The previous three months saw Microsoft launch its Surface 2 and Pro 2 tablets, which it hopes will prove more successful than their predecessors, which were subject to a $900 million write-off last summer when they failed to sell.
Surface shortages were reported towards the end of 2013, suggesting consumer demand was far outstripping supply; having had its fingers burned by the original Surface range, Microsoft may have held back on production of the new models to ensure it didn't have to face a second round of write-offs.
If Microsoft is still struggling to meet Surface demand, it will be difficult for investors to estimate what the true potential of Surface is; ideally, the company would have built just enough tablets to meet demand, but with many US retailers sold out just weeks ago, this seems unlikely.
The company will need to work around these problems if it is to make a success from Nokia's Lumia business.
It was also a quarter which saw the Xbox One game console go on sale, racking up three million sales between its 22 November launch and the end of the year - although this fell short of Sony's claimed PlayStation 4 figures of 4.2 million.
The pressure will be on for Microsoft to prove it is in a comfortable position ahead of one of the biggest shakeups in the company's 39-year history.
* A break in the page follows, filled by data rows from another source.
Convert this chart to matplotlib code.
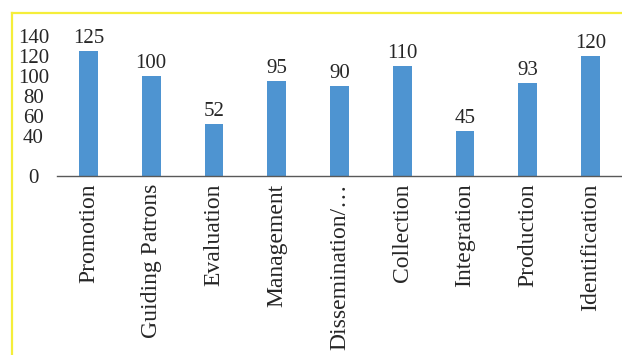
import matplotlib
matplotlib.use("Agg")
import matplotlib.pyplot as plt
from matplotlib.lines import Line2D

categories = ["Promotion", "Guiding Patrons", "Evaluation", "Management",
              "Dissemination/\u2026", "Collection", "Integration", "Production",
              "Identification"]
values = [125, 100, 52, 95, 90, 110, 45, 93, 120]
ytick_values = [0, 40, 60, 80, 100, 120, 140]

W, H = 622, 355
fig = plt.figure(figsize=(W / 100, H / 100), dpi=100)
fig.patch.set_facecolor("white")

# axes placed in pixel terms: x from 57 to 622, zero line at y=176, 150 units ~ 150 px
left, right = 57, 622
zero_y, top_y = 176, 26
ax = fig.add_axes([left / W, (H - zero_y) / H, (right - left) / W, (zero_y - top_y) / H])
ax.set_facecolor("none")

font = "Liberation Serif"
x = range(len(categories))
ax.bar(x, values, width=0.30, color="#4E94D1", zorder=2)
for xi, v in zip(x, values):
    ax.annotate(str(v), (xi, v), xytext=(0, 2), textcoords="offset points",
                ha="center", va="bottom", fontsize=15, family=font, color="#262626")

ax.set_xlim(-0.5, len(categories) - 0.5)
ax.set_ylim(0, 150)
ax.set_xticks(list(x))
ax.set_xticklabels(categories, rotation=90, fontsize=17, family=font,
                   color="#262626", ha="center", va="top")
ax.set_yticks(ytick_values)
ax.set_yticklabels([str(v) for v in ytick_values], fontsize=15, family=font,
                   color="#262626", ha="center")
ax.tick_params(axis="y", length=0, pad=17)
ax.tick_params(axis="x", length=0, pad=5.5)

for s in ("left", "right", "top"):
    ax.spines[s].set_visible(False)
ax.spines["bottom"].set_color("#595959")
ax.spines["bottom"].set_linewidth(1.0)
ax.spines["bottom"].set_zorder(3)

# yellow frame along the top and left edges
fx, fy = 11.5 / W, 1 - 12.5 / H
fig.add_artist(Line2D([fx, 1.0], [fy, fy], transform=fig.transFigure,
                      color="#F5EE3A", linewidth=1.6))
fig.add_artist(Line2D([fx, fx], [0.0, fy], transform=fig.transFigure,
                      color="#F5EE3A", linewidth=1.6))

fig.savefig("out.png", dpi=100)
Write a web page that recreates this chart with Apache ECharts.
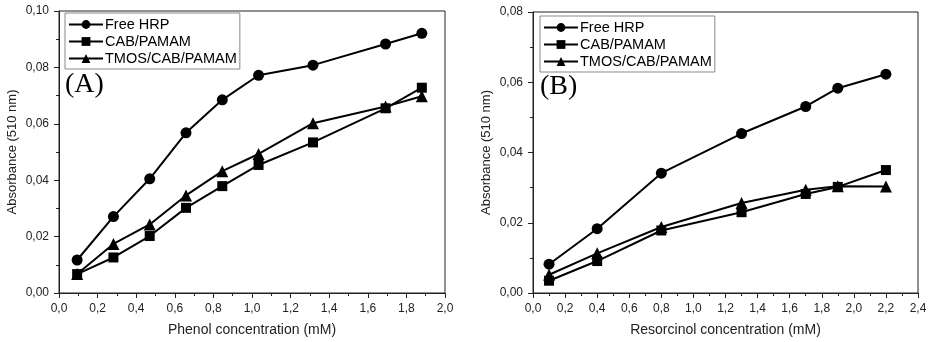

CEO Steve Ballmer will have departed by August, with his successor widely expected to be announced before the end of February.
Providing revenues from all divisions come in as expected, any news on its CEO search will be the biggest takeaway from this earnings call - expect many questions from investors on this in the following conference call.
Meanwhile, the company's £4.6bn acquisition of Nokia's phone-making business will likely come into effect during the current quarter, giving Microsoft control of both the hardware and software of its smartphone division.
Speaking of Nokia, the Finnish company is to deliver its own quarterly results several hours before Microsoft; if flagging Lumia smartphone sales are reported, it will set an ominous tone for Microsoft, signalling declining consumer interest in its Windows Phone platform, for which Nokia is by far the largest manufacturer.